Images were divided into training, validation, and testing sets in an 8:1:1 ratio. To increase model robustness and prevent overfitting, three data-augmentation strategies were applied, involving image flipping, rotation, and (in one method) temporary resizing to ensure rotated particles fit within the image frame. All augmentation procedures maintained a fixed training set size of 32,000 images, while validation and testing used only the original unaltered images.

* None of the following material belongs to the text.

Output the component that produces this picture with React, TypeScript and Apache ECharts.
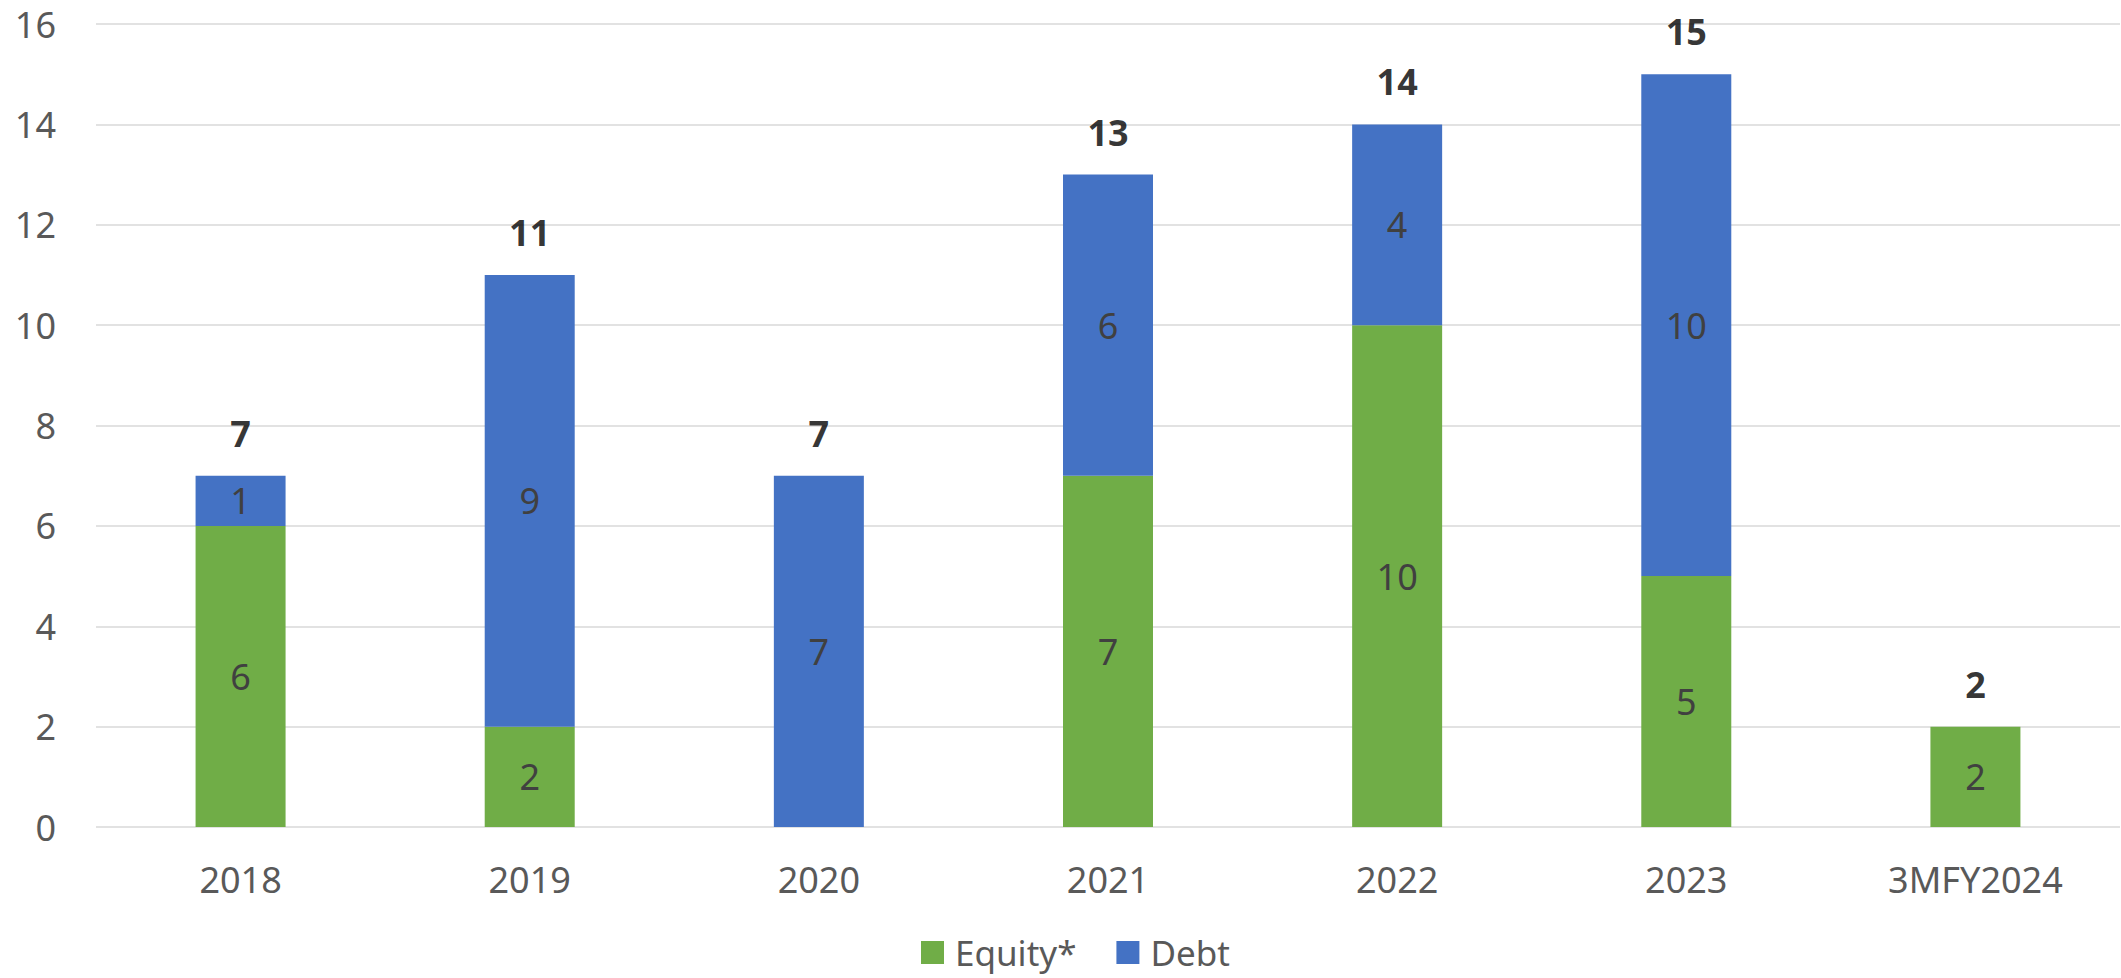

A convolutional neural network (CNN) was trained independently on datasets augmented by each of the three methods. The remaining 4,000 original DIA images were used to evaluate model accuracy. Data augmentation significantly improved the model’s ability to learn orientation-invariant particle features and enhanced overall classification performance across all 20 sand types.

Image augmentation

CNN-based CLASSIFICATION MODEL

Convolutional neural networks (CNNs) extract visual patterns from particle images using convolutional layers, where small kernels scan the image to generate feature maps that capture edges, corners, and textures. These learned features are not predefined but automatically discovered from the training data. Pooling layers then reduce the size of these feature maps, improving computational efficiency and helping the model become less sensitive to small shifts or noise. After several convolution–pooling stages, the final feature maps are flattened and combined with particle size and shape descriptors, creating a unified feature vector. This vector is passed through fully connected layers and a softmax classifier to assign each particle to one of the sand types. In this study, a MobileNet-V3–based CNN with ~2 million trainable parameters was used to efficiently learn shape-related features from 32,000 sand particle images and perform 20-class sand classification.

CNN architecture. (a) Pipeline of workflow. (b) Elements of fully connected layer
 
Convolution (a) and pooling (b) and flattening (c) operations for sand image classification (3×3 kernel shown for demonstration, but both 3×3 and 5×5 kernels were utilized).